Work has been a little crazy, too. A new group/team has just been formed, which I was not part of, and then I was, and then I was not, and now I am. I was moving with them to a different floor in the building, and then I wasn't, and then I was, and...well, you get the idea. There are rumors flying around the office about personnel changes, hirings, reorganization, and people are getting pretty squirrelly. I think everything will be fine once the dust settles, but in the meantime, as a lower-level worker and a "work producer" as my boss likes to call it (as opposed to the "non-work producers", aka most--though not all--managers of the world, who merely come up with ideas and pass them off to the producers for execution), I keep getting more things to do, and none of the old work is going away. It's frustrating because I feel like the quality of my work is not as high as it could be, but lately the goal has just been getting things off my desk so I can go on to the next.

I keep reminding myself that I like to be busy, but there's busy and then there's frantic, out-of-control, screaming-on-the-inside, about-to-throw-my-chair-out-a-window-if-someone-gives-me-one-more-thing-to-do-that-they-could-easily-do-themselves-in-two-minutes busy. We're somewhere between the two right now. I try to take deep breaths and not curl in a fetal position under my desk.

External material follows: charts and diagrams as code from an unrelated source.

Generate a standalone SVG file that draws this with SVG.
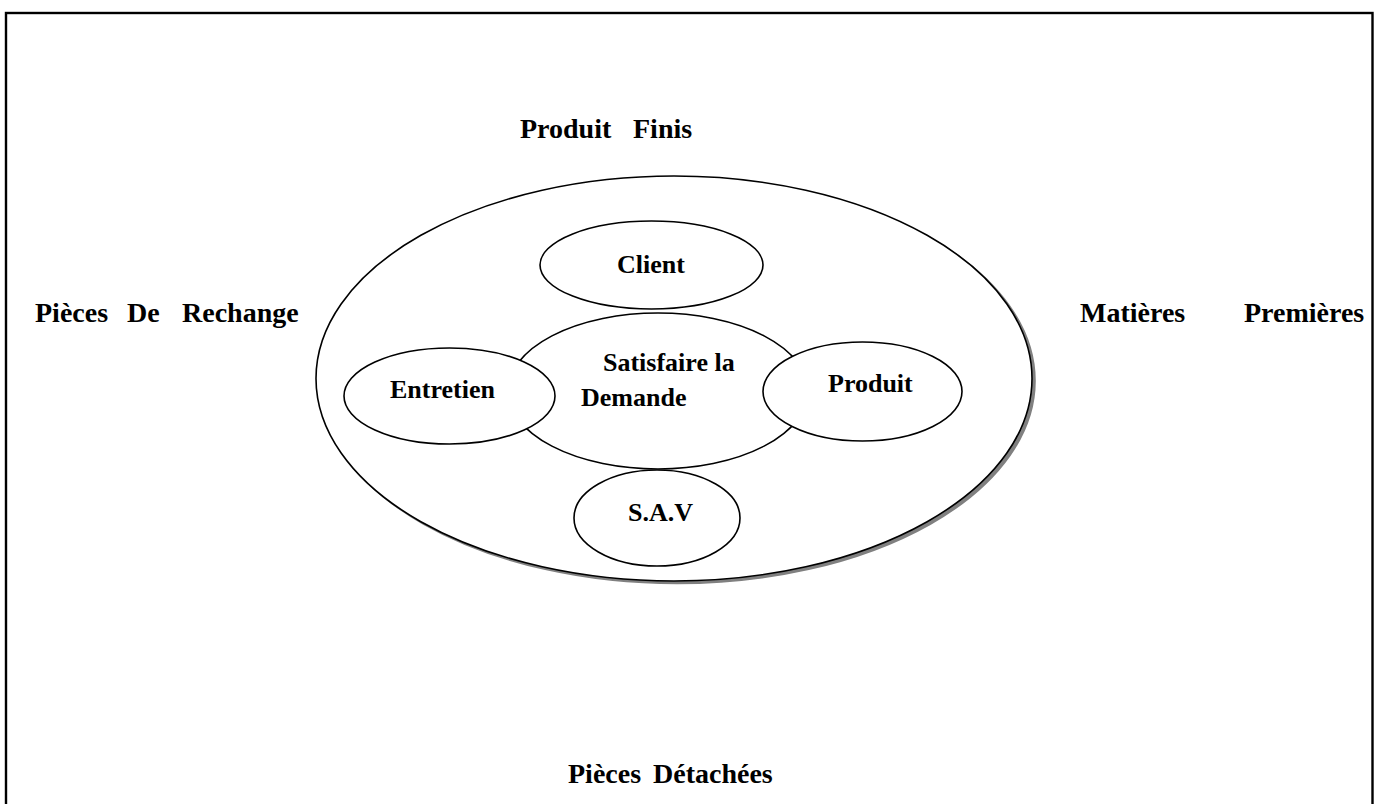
<svg xmlns="http://www.w3.org/2000/svg" width="1375" height="804" viewBox="0 0 1375 804">
  <style>
    .node { fill: #ffffff; stroke: #000000; stroke-width: 1.6; }
    .lbl { font-family: "Liberation Serif", "Times New Roman", serif; font-weight: bold; font-size: 26px; fill: #000000; }
    .out { font-family: "Liberation Serif", "Times New Roman", serif; font-weight: bold; font-size: 28px; fill: #000000; }
  </style>
  <rect x="0" y="0" width="1375" height="804" fill="#ffffff"/>
  <rect id="frame" x="6" y="13" width="1366.5" height="800" fill="none" stroke="#000000" stroke-width="2.4"/>

  <g id="outer-labels">
    <text class="out" x="520" y="138">Produit</text>
    <text class="out" x="633" y="138">Finis</text>
    <text class="out" x="35" y="322">Pièces</text>
    <text class="out" x="127" y="322">De</text>
    <text class="out" x="182" y="322">Rechange</text>
    <text class="out" x="1080" y="322">Matières</text>
    <text class="out" x="1244" y="322">Premières</text>
    <text class="out" x="568" y="783">Pièces</text>
    <text class="out" x="653" y="783">Détachées</text>
  </g>

  <g id="environment">
    <ellipse cx="677" cy="381" rx="358" ry="202.5" fill="#808080" stroke="#808080" stroke-width="1.6"/>
    <ellipse class="node" cx="674" cy="378.5" rx="358" ry="202.5"/>
  </g>

  <g id="satisfaire">
    <ellipse class="node" cx="658" cy="391" rx="150" ry="78"/>
    <text class="lbl" x="603" y="371">Satisfaire la</text>
    <text class="lbl" x="581" y="406">Demande</text>
  </g>

  <g id="client">
    <ellipse class="node" cx="651.5" cy="265" rx="111.5" ry="44"/>
    <text class="lbl" x="617" y="273">Client</text>
  </g>

  <g id="sav">
    <ellipse class="node" cx="657" cy="518" rx="83" ry="48"/>
    <text class="lbl" x="628" y="521">S.A.V</text>
  </g>

  <g id="entretien">
    <ellipse class="node" cx="449.5" cy="396" rx="105.5" ry="48"/>
    <text class="lbl" x="390" y="398">Entretien</text>
  </g>

  <g id="produit">
    <ellipse class="node" cx="862.5" cy="391.5" rx="99.5" ry="49.5"/>
    <text class="lbl" x="828" y="392">Produit</text>
  </g>

  <g id="connectors"/>
</svg>
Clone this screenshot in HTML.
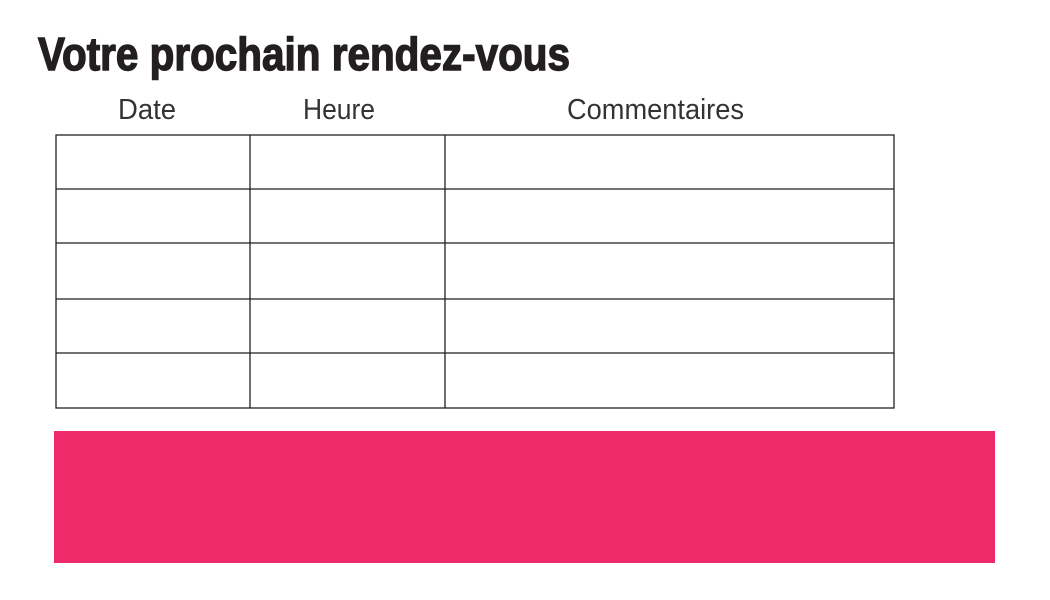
<!DOCTYPE html>
<html><head><meta charset="utf-8"><style>
html,body{margin:0;padding:0;background:#fff;}
svg{display:block;}
</style></head><body>
<svg width="1050" height="600" viewBox="0 0 1050 600" xmlns="http://www.w3.org/2000/svg">
<rect width="1050" height="600" fill="#fff"/>
<text x="38" y="70" font-family="Liberation Sans, sans-serif" font-weight="bold" font-size="46" fill="#231f20" stroke="#231f20" stroke-width="1.4" textLength="532" lengthAdjust="spacingAndGlyphs">Votre prochain rendez-vous</text>
<g font-family="Liberation Sans, sans-serif" font-size="29" fill="#333">
<text x="118" y="119" textLength="58" lengthAdjust="spacingAndGlyphs">Date</text>
<text x="303" y="119" textLength="72" lengthAdjust="spacingAndGlyphs">Heure</text>
<text x="567" y="119" textLength="177" lengthAdjust="spacingAndGlyphs">Commentaires</text>
</g>
<g stroke="#231f20" stroke-width="1.3" fill="none">
<rect x="56" y="135" width="838" height="273"/>
<line x1="56" y1="189" x2="894" y2="189"/>
<line x1="56" y1="243" x2="894" y2="243"/>
<line x1="56" y1="299" x2="894" y2="299"/>
<line x1="56" y1="353" x2="894" y2="353"/>
<line x1="250" y1="135" x2="250" y2="408"/>
<line x1="445" y1="135" x2="445" y2="408"/>
</g>
<rect x="54" y="431" width="941" height="132" fill="#ee2a6b"/>
</svg>
</body></html>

But I'm not complaining--I'm employed full-time, I have good benefits, and I'm definitely not bored!

So...how have you been? Thanks for the blog comments. Even though this may seem like an open therapy session/journal entry exclusively for my own benefit, I appreciate knowing you're out there. :-)

Time to go open the windows to cool the house off a little before bedtime.

1 comment:

Unknown said...

I like reading your blog! Keep writing...

What book are you going to choose for your group? I have *finally* decided to get caught up on Harry Potter, which does not qualify as high literature but is an enjoyable break from all my other reading, which is mainly about Palestine and its many woes.